Mais auspicioso é o prognóstico da AMD. A empresa, que alcançou nas placas gráficas o sucesso que tarda em conseguir nos processadores generalistas, garante que os efeitos das falhas agora reveladas são negligenciáveis. E justifica essa posição com o facto de recorrer a arquiteturas diferentes das dos chips ARM e da Intel, que permitem o acesso indevido ao kernel e à memória produzida pela técnica speculative execution. «Acreditamos que há um risco aproximado de zero para os processadores da AMD», refere a companhia em comunicado.
AMD, ARM e Intel podem ter o protagonismo nas vulnerabilidades causadas pela Spectre e pela Meltdown, mas não serão as únicas a assumir a responsabilidade de criar uma solução para os próximos tempos. Também os produtores de computadores e sistemas operativos poderão revelar-se decisivos em impedir que estas vulnerabilidades assumam maiores proporções.

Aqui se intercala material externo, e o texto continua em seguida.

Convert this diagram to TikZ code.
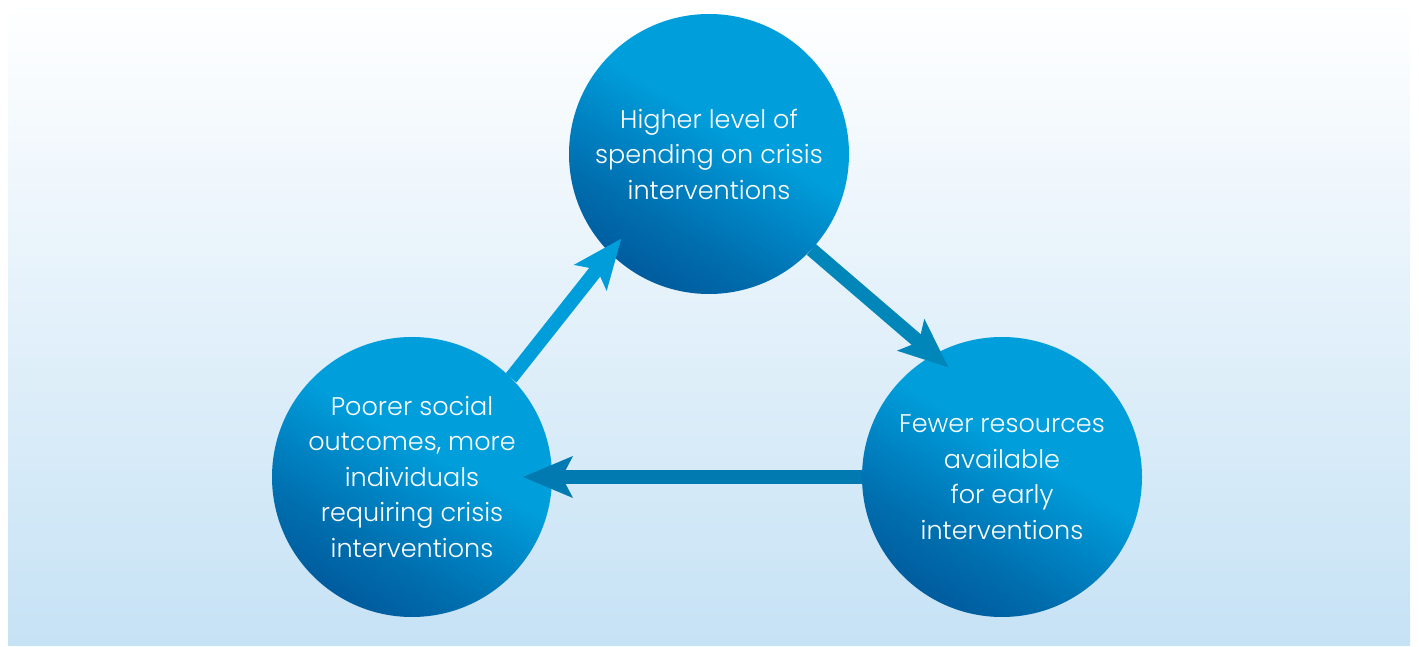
\documentclass[tikz,border=0pt]{standalone}
\usepackage{fontspec}
\setmainfont{Poppins}[UprightFont={* Light}]
\usetikzlibrary{arrows.meta,calc}
\definecolor{bgtop}{RGB}{255,255,255}
\definecolor{bgbot}{RGB}{198,226,245}
\definecolor{ballight}{RGB}{0,159,220}
\definecolor{balmid}{RGB}{0,132,196}
\definecolor{balmidd}{RGB}{0,110,174}
\definecolor{baldark}{RGB}{0,92,158}
\definecolor{arrA}{RGB}{0,157,219}
\definecolor{arrB}{RGB}{0,134,184}
\definecolor{arrC}{RGB}{0,122,176}
\pgfdeclareverticalshading{ballshade}{100bp}{color(0bp)=(baldark); color(25bp)=(baldark); color(35bp)=(balmidd); color(45bp)=(balmid); color(56bp)=(ballight); color(100bp)=(ballight)}
\tikzset{
  ball/.style={circle, minimum size=280pt, inner sep=0pt, outer sep=0pt,
    shading=ballshade, shading angle=-30,
    text=white, align=center, font=\fontsize{25.5}{35.5}\selectfont},
  flow/.style={line width=14pt,
    -{Stealth[length=50pt,width=42pt,inset=11pt,line width=0pt]}}
}
\begin{document}
\begin{tikzpicture}[x=1pt,y=1pt]
\useasboundingbox (0,0) rectangle (1419,646);
\shade[top color=bgtop, bottom color=bgbot] (8,1) rectangle (1410,646);
\node[ball] (T) at (709,492) {Higher level of\\spending on crisis\\interventions};
\node[ball] (L) at (412,169) {Poorer social\\outcomes, more\\individuals\\requiring crisis\\interventions};
\node[ball] (R) at (1002,169) {Fewer resources\\available\\for early\\interventions};
\coordinate (tA) at ($(T)+(224:122)$);
\coordinate (tB) at ($(R)+(116:122)$);
\coordinate (tC) at ($(L)+(0:111)$);
\draw[flow, draw=arrA, fill=arrA] (L.45) -- (tA);
\draw[flow, draw=arrB, fill=arrB] (T.-43) -- (tB);
\draw[flow, draw=arrC, fill=arrC] (R.180) -- (tC);
\end{tikzpicture}
\end{document}
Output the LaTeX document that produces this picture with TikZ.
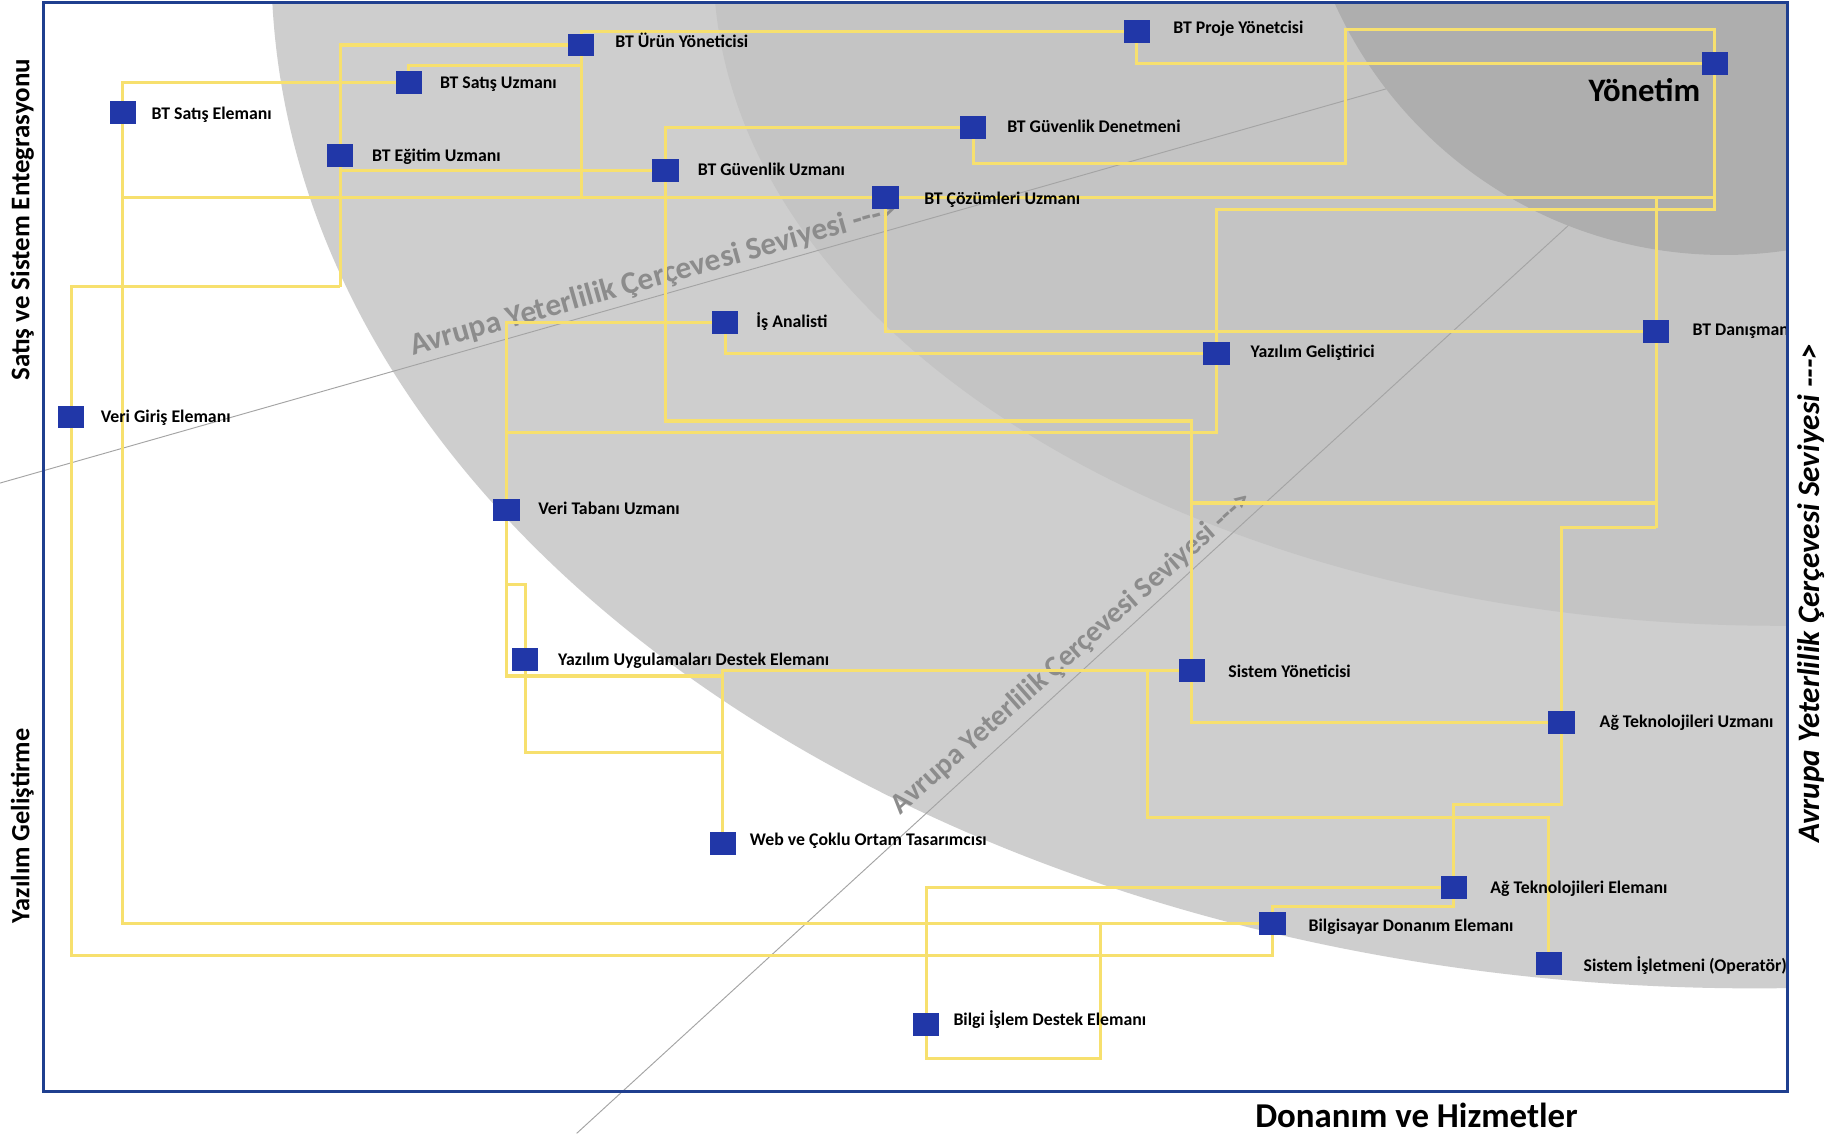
\documentclass[tikz,border=0pt]{standalone}
\usepackage{fontspec}
\setmainfont{Carlito}
\definecolor{sqblue}{HTML}{2137A8}
\definecolor{frameblue}{HTML}{1F3F8F}
\definecolor{ylw}{HTML}{F7E06E}
\definecolor{gouter}{HTML}{CECECE}
\definecolor{gmid}{HTML}{C4C4C4}
\definecolor{ginner}{HTML}{AEAEAE}
\definecolor{wmgray}{HTML}{8C8C8C}
\definecolor{thingray}{HTML}{A4A4A4}
\newcommand{\arrowtxt}{-{}-{}->}
\begin{document}
\begin{tikzpicture}[x=1pt,y=-1pt,
  sq/.style={fill=sqblue, minimum width=22pt, minimum height=19pt, inner sep=0pt},
  lbl/.style={font=\bfseries\fontsize{15.2}{17}\selectfont, anchor=base west, inner sep=0pt},
  conn/.style={draw=ylw, line width=2.7pt},
  wm/.style={font=\bfseries\fontsize{26.8}{28}\selectfont, text=wmgray, anchor=base west, inner sep=0pt},
  thinline/.style={draw=thingray, line width=0.8pt},
  axis/.style={font=\bfseries\fontsize{23}{24}\selectfont, inner sep=0pt}]
\useasboundingbox (0,0) rectangle (1568,969);
\fill[white] (0,0) rectangle (1568,969);
% background zones
\begin{scope}
  \clip (37,2) rectangle (1528,933);
  \fill[gouter] (1500,-30) ellipse [x radius=1268pt, y radius=875pt];
  \fill[gmid] (1520,-30) ellipse [x radius=910pt, y radius=565pt];
\end{scope}
\coordinate (t1a) at (0,413);
\coordinate (t1b) at (1185,76);
\coordinate (t2a) at (493,969);
\coordinate (t2b) at (1345,189);
\draw[thinline] (t1a) -- (t1b);
\draw[thinline] (t2a) -- (t2b);
\begin{scope}
  \clip (37,2) rectangle (1528,933);
  \fill[ginner] (1474,-147) circle [radius=365pt];
\end{scope}
% watermarks
\node[wm, rotate=15.8] (wm1) at (353,304) {Avrupa Yeterlilik Çerçevesi Seviyesi \arrowtxt};
\node[wm, rotate=41.5, font=\bfseries\fontsize{25}{26}\selectfont] (wm2) at (770,697) {Avrupa Yeterlilik Çerçevesi Seviyesi \arrowtxt};
% nodes
\node[sq] (ur) at (497,38.5) {};
\node[sq] (proje) at (972,27) {};
\node[sq] (yon) at (1466,54) {};
\node[sq] (su) at (349.5,70.5) {};
\node[sq] (se) at (105,96) {};
\node[sq] (gd) at (832,109) {};
\node[sq] (eu) at (291,133) {};
\node[sq] (gu) at (569,146) {};
\node[sq] (cu) at (757,169) {};
\node[sq] (ia) at (620,276) {};
\node[sq] (dan) at (1416,283.5) {};
\node[sq] (yg) at (1040,302) {};
\node[sq] (vg) at (61,356.5) {};
\node[sq] (vt) at (433,436) {};
\node[sq] (yu) at (449,564) {};
\node[sq] (sy) at (1019,573.5) {};
\node[sq] (atu) at (1335,617.5) {};
\node[sq] (web) at (618,721) {};
\node[sq] (ate) at (1243,758.5) {};
\node[sq] (bd) at (1088,789.5) {};
\node[sq] (si) at (1324,824) {};
\node[sq] (bi) at (792,876) {};
% junctions
\coordinate (jA) at (497,56);
\coordinate (jB) at (497,169);
\coordinate (jSE169) at (105,169);
\coordinate (jYon169) at (1466,169);
\coordinate (jYon179) at (1466,179);
\coordinate (jGD) at (1150,140);
\coordinate (jGD2) at (1466,25);
\coordinate (jDan169) at (1416,169);
\coordinate (jDan451) at (1416,451);
\coordinate (jDan430) at (1416,430);
\coordinate (jSY430) at (1019,430);
\coordinate (jGU360) at (569,360);
\coordinate (jVT370) at (433,370);
\coordinate (jVT500) at (433,500);
\coordinate (jW578) at (618,578);
\coordinate (jW643) at (618,643);
\coordinate (jSY981) at (981,573.5);
\coordinate (jSY699) at (981,699);
\coordinate (jATU688) at (1243,688);
\coordinate (jATE775) at (1088,775);
\coordinate (jBI905) at (941,905);
\coordinate (jBI789) at (941,789.5);
\coordinate (jBD817) at (1088,817);
\coordinate (jEU245) at (291,245);
\coordinate (jEU146) at (291,146);
% connectors
\draw[conn] (ur.north) |- (proje.west);
\draw[conn] (proje.south) |- (yon.west);
\draw[conn] (gd.south) |- (jGD) |- (jGD2) -- (yon.north);
\draw[conn] (yon.south) -- (jYon179) -| (yg.north);
\draw[conn] (jSE169) -- (cu.west);
\draw[conn] (cu.east) -- (jYon169);
\draw[conn] (jDan169) -- (dan.north);
\draw[conn] (dan.south) -- (jDan451);
\draw[conn] (cu.south) |- (dan.west);
\draw[conn] (se.north) |- (su.west);
\draw[conn] (su.north) |- (jA);
\draw[conn] (ur.south) -- (jB);
\draw[conn] (eu.north) |- (ur.west);
\draw[conn] (jEU146) -- (gu.west);
\draw[conn] (eu.south) -- (jEU245);
\draw[conn] (vg.north) |- (jEU245);
\draw[conn] (gu.north) |- (gd.west);
\draw[conn] (gu.south) -- (jGU360) -| (sy.north);
\draw[conn] (jSY430) -- (jDan430);
\draw[conn] (ia.west) -| (vt.north);
\draw[conn] (ia.south) |- (yg.west);
\draw[conn] (yg.south) |- (jVT370);
\draw[conn] (vt.south) |- (jW578);
\draw[conn] (jVT500) -| (yu.north);
\draw[conn] (yu.south) |- (jW643);
\draw[conn] (web.north) |- (sy.west);
\draw[conn] (jSY981) -- (jSY699) -| (si.north);
\draw[conn] (sy.south) |- (atu.west);
\draw[conn] (atu.north) |- (jDan451);
\draw[conn] (atu.south) |- (jATU688) -- (ate.north);
\draw[conn] (ate.south) |- (jATE775) -- (bd.north);
\draw[conn] (ate.west) -| (bi.north);
\draw[conn] (bi.south) |- (jBI905) -- (jBI789);
\draw[conn] (se.south) |- (bd.west);
\draw[conn] (vg.south) |- (jBD817) -- (bd.south);
% squares on top of the connectors
\foreach \n in {ur,proje,yon,su,se,gd,eu,gu,cu,ia,dan,yg,vg,vt,yu,sy,atu,web,ate,bd,si,bi}
  \fill[sqblue] (\n.south west) rectangle (\n.north east);
% labels
\node[lbl] (l-ur) at (526,40.6) {BT Ürün Yöneticisi};
\node[lbl] (l-proje) at (1003,29) {BT Proje Yönetcisi};
\node[lbl] (l-gd) at (861,113) {BT Güvenlik Denetmeni};
\node[lbl] (l-gu) at (596.5,150) {BT Güvenlik Uzmanı};
\node[lbl] (l-cu) at (790,175) {BT Çözümleri Uzmanı};
\node[lbl] (l-ia) at (646.5,280) {İş Analisti};
\node[lbl] (l-dan) at (1447,287) {BT Danışmanı};
\node[lbl] (l-yg) at (1069,306) {Yazılım Geliştirici};
\node[lbl] (l-su) at (376,76) {BT Satış Uzmanı};
\node[lbl] (l-se) at (129.5,102) {BT Satış Elemanı};
\node[lbl] (l-eu) at (318,138) {BT Eğitim Uzmanı};
\node[lbl] (l-vg) at (86,361) {Veri Giriş Elemanı};
\node[lbl] (l-vt) at (460,440) {Veri Tabanı Uzmanı};
\node[lbl] (l-yu) at (477,569) {Yazılım Uygulamaları Destek Elemanı};
\node[lbl] (l-sy) at (1050,579) {Sistem Yöneticisi};
\node[lbl] (l-atu) at (1367.5,622) {Ağ Teknolojileri Uzmanı};
\node[lbl] (l-web) at (641,723) {Web ve Çoklu Ortam Tasarımcısı};
\node[lbl] (l-bi) at (815,877) {Bilgi İşlem Destek Elemanı};
\node[lbl] (l-ate) at (1274,764) {Ağ Teknolojileri Elemanı};
\node[lbl] (l-bd) at (1118.6,796) {Bilgisayar Donanım Elemanı};
\node[lbl] (l-si) at (1353.7,830.6) {Sistem İşletmeni (Operatör)};
\node[font=\bfseries\fontsize{28}{29}\selectfont, anchor=base west, inner sep=0pt] (l-yon) at (1358,87) {Yönetim};
% frame
\fill[white] (1528,2) rectangle (1568,933);
\draw[frameblue, line width=2.6pt] (37,2) rectangle (1528,933);
% axis titles
\node[axis, rotate=90] (ax1) at (19,188) {Satış ve Sistem Entegrasyonu};
\node[axis, rotate=90, font=\bfseries\fontsize{22.5}{24}\selectfont] (ax2) at (19,706) {Yazılım Geliştirme};
\node[axis, font=\bfseries\fontsize{29.8}{31}\selectfont] (ax3) at (1211,954) {Donanım ve Hizmetler};
\node[axis, rotate=90, font=\bfseries\itshape\fontsize{26.7}{28}\selectfont] (ax4) at (1548,507) {Avrupa Yeterlilik Çerçevesi Seviyesi \arrowtxt};
\end{tikzpicture}
\end{document}
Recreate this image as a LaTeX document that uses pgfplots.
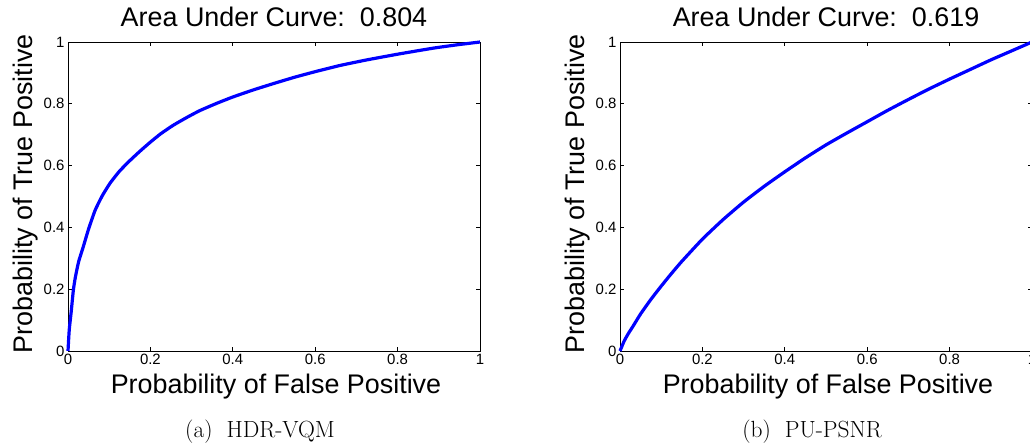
\documentclass[border=0pt]{standalone}
\usepackage{fontspec}
\newfontfamily\helv{Liberation Sans}
\usepackage{pgfplots}
\pgfplotsset{compat=1.18}
\pgfplotsset{rocstyle/.style={
  width=412bp, height=309bp, scale only axis,
  xmin=0, xmax=1, ymin=0, ymax=1,
  xtick={0,0.2,0.4,0.6,0.8,1}, ytick={0,0.2,0.4,0.6,0.8,1},
  xticklabels={0,0.2,0.4,0.6,0.8,1}, yticklabels={0,0.2,0.4,0.6,0.8,1},
  tick align=inside, major tick length=4bp,
  axis line style={line width=0.9bp},
  every tick/.style={black, line width=0.8bp},
  tick label style={font=\helv\fontsize{15}{17}\selectfont},
  /pgf/number format/assume math mode=true,
  clip=false,
}}
\begin{document}
\begin{tikzpicture}
\useasboundingbox (0,0) rectangle (1030bp,-443bp);
% ---------- (a) HDR-VQM ----------
\begin{axis}[rocstyle, at={(68bp,-351bp)}, anchor=south west]
\addplot[blue, line width=3.2bp, smooth, tension=0.3] table {
x y
0     0
0.003 0.068
0.008 0.130
0.013 0.197
0.018 0.240
0.026 0.290
0.037 0.337
0.050 0.395
0.066 0.456
0.083 0.502
0.102 0.543
0.125 0.582
0.150 0.616
0.175 0.647
0.200 0.676
0.225 0.703
0.256 0.731
0.290 0.757
0.320 0.778
0.360 0.801
0.400 0.822
0.450 0.845
0.500 0.866
0.550 0.886
0.600 0.904
0.660 0.924
0.725 0.942
0.802 0.961
0.886 0.980
0.945 0.991
1     1
};
\end{axis}
% ---------- (b) PU-PSNR ----------
\begin{axis}[rocstyle, at={(620bp,-351bp)}, anchor=south west]
\addplot[blue, line width=3.2bp, smooth, tension=0.3] table {
x y
0     0
0.010 0.032
0.020 0.056
0.032 0.081
0.050 0.120
0.075 0.167
0.100 0.210
0.125 0.251
0.150 0.290
0.200 0.362
0.250 0.425
0.300 0.482
0.350 0.533
0.400 0.580
0.450 0.625
0.500 0.667
0.550 0.705
0.600 0.742
0.650 0.779
0.700 0.814
0.750 0.848
0.800 0.880
0.850 0.911
0.900 0.942
0.950 0.971
1     1
};
\end{axis}
% ---------- texts ----------
\node[anchor=base, font=\helv\fontsize{27}{30}\selectfont] at (274bp,-26bp) {Area Under Curve:\ \ 0.804};
\node[anchor=base, font=\helv\fontsize{27}{30}\selectfont] at (826bp,-26bp) {Area Under Curve:\ \ 0.619};
\node[anchor=base, font=\helv\fontsize{27}{30}\selectfont] at (276bp,-393bp) {Probability of False Positive};
\node[anchor=base, font=\helv\fontsize{27}{30}\selectfont] at (828bp,-393bp) {Probability of False Positive};
\node[anchor=base, rotate=90, font=\helv\fontsize{27}{30}\selectfont] at (32bp,-194bp) {Probability of True Positive};
\node[anchor=base, rotate=90, font=\helv\fontsize{27}{30}\selectfont] at (584bp,-194bp) {Probability of True Positive};
\node[anchor=base, font=\fontsize{23.5}{28}\selectfont] at (260bp,-437bp) {(a)\hspace{0.6em}HDR-VQM};
\node[anchor=base, font=\fontsize{23.5}{28}\selectfont] at (812bp,-437bp) {(b)\hspace{0.6em}PU-PSNR};
\end{tikzpicture}
\end{document}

A Apple tem recusado comentar o assunto – apesar de ter vendido nos últimos anos múltiplos computadores e telemóveis que usam processadores Intel e ARM. Em contrapartida, a Microsoft confirmou estar atenta ao desenvolvimento deste caso – e confirma que deverá lançar, em breve, uma solução para os clientes com computadores que usam chips da AMD, ARM e Intel. Além de computadores pessoais, a gigante do software terá de acautelar igualmente o segmento dos servidores e dos serviços de cloud computing – ou não se tivesse comprovado que as falhas permitem o acesso à memória dos dados trabalhados por várias máquinas virtuais alojadas num único computador.
Apesar de não serem conhecidos os detalhes das duas falhas, já não restam muitas dúvidas de que a solução terá de passar pelo desenvolvimento de updates de software. O que poderá ter implicações no desempenho dos vários dispositivos. O The Register estima que as máquinas poderão ficar entre cinco por cento e 30% mais lentas. A Intel garante que a maioria dos utilizadores apenas deverá registar uma quebra de cerca de dois por cento no desempenho dos chips.
Apesar de admitir vulnerabilidades que permitem o acesso a dados em memória, a Intel reitera ainda que essas falhas não permitem a eliminação ou alteração dos dados armazenados.